── Material shown

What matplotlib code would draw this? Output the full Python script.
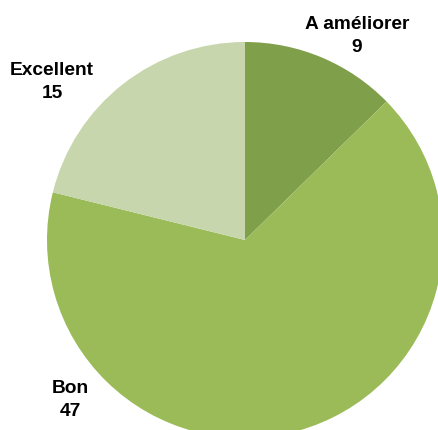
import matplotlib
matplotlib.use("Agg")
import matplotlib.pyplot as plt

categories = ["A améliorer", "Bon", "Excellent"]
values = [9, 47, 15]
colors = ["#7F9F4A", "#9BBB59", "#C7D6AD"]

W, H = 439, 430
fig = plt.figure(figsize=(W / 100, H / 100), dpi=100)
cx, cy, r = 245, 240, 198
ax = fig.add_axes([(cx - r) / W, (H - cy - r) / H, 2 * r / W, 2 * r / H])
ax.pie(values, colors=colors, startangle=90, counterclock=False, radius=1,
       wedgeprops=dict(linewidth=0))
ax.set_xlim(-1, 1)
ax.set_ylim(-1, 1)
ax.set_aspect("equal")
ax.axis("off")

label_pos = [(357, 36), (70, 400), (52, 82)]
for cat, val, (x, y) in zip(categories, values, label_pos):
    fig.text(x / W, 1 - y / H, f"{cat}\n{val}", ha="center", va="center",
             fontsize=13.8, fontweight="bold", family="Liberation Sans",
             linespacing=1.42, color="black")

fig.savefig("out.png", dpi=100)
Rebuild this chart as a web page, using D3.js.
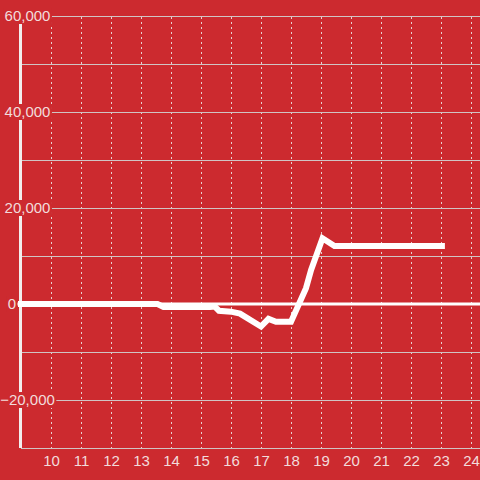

────

_What this task involves_
Omit every image. Quote each record exactly.

_Expected output_
What matplotlib code would draw this? Output the full Python script.
import matplotlib
matplotlib.use("Agg")
import matplotlib.pyplot as plt

categories = ["A améliorer", "Bon", "Excellent"]
values = [9, 47, 15]
colors = ["#7F9F4A", "#9BBB59", "#C7D6AD"]

W, H = 439, 430
fig = plt.figure(figsize=(W / 100, H / 100), dpi=100)
cx, cy, r = 245, 240, 198
ax = fig.add_axes([(cx - r) / W, (H - cy - r) / H, 2 * r / W, 2 * r / H])
ax.pie(values, colors=colors, startangle=90, counterclock=False, radius=1,
       wedgeprops=dict(linewidth=0))
ax.set_xlim(-1, 1)
ax.set_ylim(-1, 1)
ax.set_aspect("equal")
ax.axis("off")

label_pos = [(357, 36), (70, 400), (52, 82)]
for cat, val, (x, y) in zip(categories, values, label_pos):
    fig.text(x / W, 1 - y / H, f"{cat}\n{val}", ha="center", va="center",
             fontsize=13.8, fontweight="bold", family="Liberation Sans",
             linespacing=1.42, color="black")

fig.savefig("out.png", dpi=100)
Rebuild this chart as a web page, using D3.js.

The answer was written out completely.